Two forces work against that kind of rational approach. The first is the litigation doctors fear if they think about good medicine and the particular patient rather than follow "customary practices." Doctors who avoid unnecessary tests and follow evidence-based guidelines for specific illnesses or conditions put forth by professional associations must have a safe legal harbor.
Second, we should change the fee-for-service payment approach that dominates our system. It doles out separate payments for everything and everyone involved in patient care. It rewards doing more over doing right. It increases paperwork and duplication, and discourages clinicians from working together. In other words, all the wrong incentives.

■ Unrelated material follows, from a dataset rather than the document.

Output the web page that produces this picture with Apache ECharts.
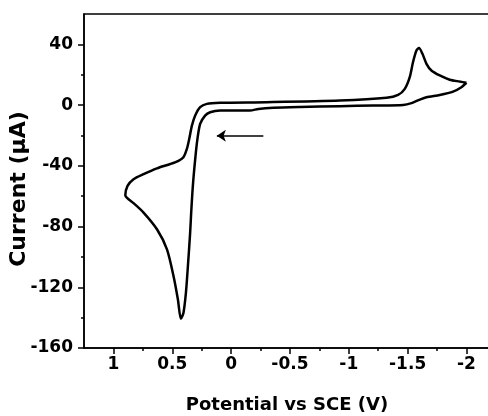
<!DOCTYPE html>
<html>
<head>
<meta charset="utf-8">
<script src="https://cdn.jsdelivr.net/npm/echarts@6/dist/echarts.min.js"></script>
<style>
html,body{margin:0;padding:0;background:#fff;}
#chart{width:488px;height:416px;}
</style>
</head>
<body>
<div id="chart"></div>
<script>
// Potential (V vs SCE) along the scan, in order
const potential = [
  -2.0, -1.957, -1.886, -1.773, -1.660, -1.603, -1.533, -1.462, -1.207, -0.924,
  -0.584, -0.359, -0.232, -0.161, 0.093, 0.178, 0.221, 0.263, 0.286, 0.305,
  0.325, 0.339, 0.348, 0.367, 0.384, 0.405, 0.427, 0.452, 0.489, 0.545,
  0.630, 0.744, 0.829, 0.882, 0.899,
  0.880, 0.829, 0.744, 0.630, 0.517, 0.447, 0.405, 0.376, 0.356, 0.333,
  0.305, 0.263, 0.206, 0.093, -0.303, -0.924, -1.321, -1.419, -1.476, -1.518,
  -1.546, -1.575, -1.597, -1.626, -1.660, -1.702, -1.773, -1.858, -1.942, -2.0
];
// Current (uA) along the scan, in order
const current = [
  14.7, 11.8, 8.9, 6.7, 5.2, 3.6, 1.3, 0.1, -0.3, -0.7,
  -1.2, -1.7, -2.5, -3.6, -3.6, -4.7, -6.9, -12.4, -22.3, -35.6,
  -53.2, -70.6, -84, -106, -123.7, -136.9, -140.8, -128.1, -112.7, -95,
  -81.8, -70.8, -64.6, -61.3, -59.4,
  -53.2, -48.8, -45.5, -41.7, -38.8, -36.7, -34.4, -28.9, -22.3, -13.5,
  -6.9, -1.4, 0.8, 1.5, 1.9, 3.0, 4.8, 6.7, 10.7, 18.4,
  28.4, 36.0, 37.6, 33.8, 27.2, 22.8, 19.5, 16.7, 15.5, 14.7
];
// Scan-direction arrow (tail, tip) in data units
const arrowE = [-0.274, 0.121];
const arrowI = [-20.2, -20.2];

const xMajorTicks = [1, 0.5, 0, -0.5, -1, -1.5, -2];
const xMinorTicks = [0.75, 0.25, -0.25, -0.75, -1.25, -1.75];
const yMajorTicks = [40, 0, -40, -80, -120, -160];
const yMinorTicks = [20, -20, -60, -100, -140];

const xTitle = 'Potential vs SCE (V)';
const yTitle = 'Current (\u03bcA)';

const FONT = 'DejaVu Sans';
const chart = echarts.init(document.getElementById('chart'), null, {renderer: 'canvas'});
const pts = potential.map((e, i) => [e, current[i]]);

const axisLineStyle = {color: '#000', width: 1.5};
const X_MIN = -2.2, X_MAX = 1.25, Y_MIN = -160, Y_MAX = 60;

chart.setOption({
  backgroundColor: '#fff',
  animation: false,
  grid: {left: 84, right: -2, top: 14, bottom: 68, containLabel: false, outerBoundsMode: 'none',
         show: true, borderColor: '#000', borderWidth: 1.5, backgroundColor: 'transparent'},
  xAxis: [
    {
      type: 'value', inverse: true, min: X_MIN, max: X_MAX, position: 'bottom',
      axisLine: {show: true, onZero: false, lineStyle: axisLineStyle},
      axisTick: {show: true, inside: false, length: 6, customValues: xMajorTicks, lineStyle: {color: '#000', width: 1.5}},
      axisLabel: {show: true, customValues: xMajorTicks, margin: 8, color: '#000', fontFamily: FONT, fontWeight: 'bold', fontSize: 17},
      splitLine: {show: false},
      name: xTitle, nameLocation: 'middle', nameGap: 48, nameMoveOverlap: false,
      nameTextStyle: {color: '#000', fontFamily: FONT, fontWeight: 'bold', fontSize: 18}
    },
    {
      type: 'value', inverse: true, min: X_MIN, max: X_MAX, position: 'bottom',
      axisLine: {show: false, onZero: false},
      axisTick: {show: true, inside: false, length: 3, customValues: xMinorTicks, lineStyle: {color: '#000', width: 1.5}},
      axisLabel: {show: false},
      splitLine: {show: false}
    }
  ],
  yAxis: [
    {
      type: 'value', min: Y_MIN, max: Y_MAX, position: 'left',
      axisLine: {show: true, onZero: false, lineStyle: axisLineStyle},
      axisTick: {show: true, inside: false, length: 6, customValues: yMajorTicks, lineStyle: {color: '#000', width: 1.5}},
      axisLabel: {show: true, customValues: yMajorTicks, margin: 11, color: '#000', fontFamily: FONT, fontWeight: 'bold', fontSize: 17},
      splitLine: {show: false},
      name: yTitle, nameLocation: 'middle', nameGap: 54, nameRotate: 90, nameMoveOverlap: false,
      nameTextStyle: {color: '#000', fontFamily: FONT, fontWeight: 'bold', fontSize: 22, padding: [0, 16, 0, 0]}
    },
    {
      type: 'value', min: Y_MIN, max: Y_MAX, position: 'left',
      axisLine: {show: false, onZero: false},
      axisTick: {show: true, inside: false, length: 3, customValues: yMinorTicks, lineStyle: {color: '#000', width: 1.5}},
      axisLabel: {show: false},
      splitLine: {show: false}
    }
  ],
  series: [
    {
      type: 'line', xAxisIndex: 0, yAxisIndex: 0,
      data: pts, showSymbol: false, symbol: 'none', smooth: 0.25,
      lineStyle: {color: '#000', width: 2.5},
      silent: true,
      markLine: {
        silent: true, animation: false,
        symbol: ['none', 'arrow'], symbolSize: 9,
        lineStyle: {color: '#000', width: 1.5, type: 'solid'},
        label: {show: false},
        data: [[{coord: [arrowE[0], arrowI[0]]}, {coord: [arrowE[1], arrowI[1]]}]]
      }
    }
  ]
});
</script>
</body>
</html>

We should have a payment system that reflects a fee-for-value approach, that drives quality rather than quantity, and that will not serve as an incentive for unnecessary care. Today doctors can order expensive tests because it is profitable and provides a potential defense in a lawsuit. The patient has no role and there is no room to question these decisions. We have to overhaul the entire medical structure.
That can only happen if Congress delegates the responsibility to a group similar to the military base closing commission. It is a legitimate tactic to avoid hysteria and the Balkanization of responsibility implicit in the congressional process. Not to mention the pressure on Congress from the typical cry that "patients will suffer" and the fear that lobbyists will desert them.
Let's face it. What we now have is a zombie social program, unsustainable without giant tax increases, huge cuts in benefits, or cuts in payments to hospitals, nursing homes, outpatient facilities, physicians, and homecare providers. The waste is enormous, estimated at between 30 and 40 percent of the total cost. There cannot be billions of dollars of general waste and no specific waste. The only way to cut healthcare costs is to cut healthcare costs.
Health insurance companies have to be part of the drive. They are basically unregulated de facto monopolies in most states, with one or two companies controlling 80 percent or more of the market. Former president Bill Clinton points to a provision in the new law: For plans from big insurers, 85 percent of the premiums should go to healthcare and not to profits or promotions; if the insurer is small, 80 percent.
The public understands this. All the polls suggest they came to a common-sense conclusion that we could not maintain the quality of healthcare, expand coverage to all, and yet lower the cost. People know that soaring healthcare costs inevitably shift government priorities away from everything else, be it schools, roads, higher education, lower taxes, police and national security, all just to preserve the income of doctors, hospitals, insurers, and other providers.
Some higher taxes may be inevitable, but a doubling or tripling of taxes for working-age families is neither economically sensible nor politically feasible. And yet, if trend lines continue, Medicare and Medicaid alone will absorb every dime of federal revenues at current tax rates by sometime in the 2040s. As healthcare goes, so goes the future solvency of the U.S. government. Most or all of the above reforms I've mentioned are going to have to be considered if we are to return America to the land of opportunity and away from the land of entitlement.
The first three words of the Constitution are "We The People." Ultimately, "we the people" must take responsibility for what happens, and this applies to the fiscal future of the country as well.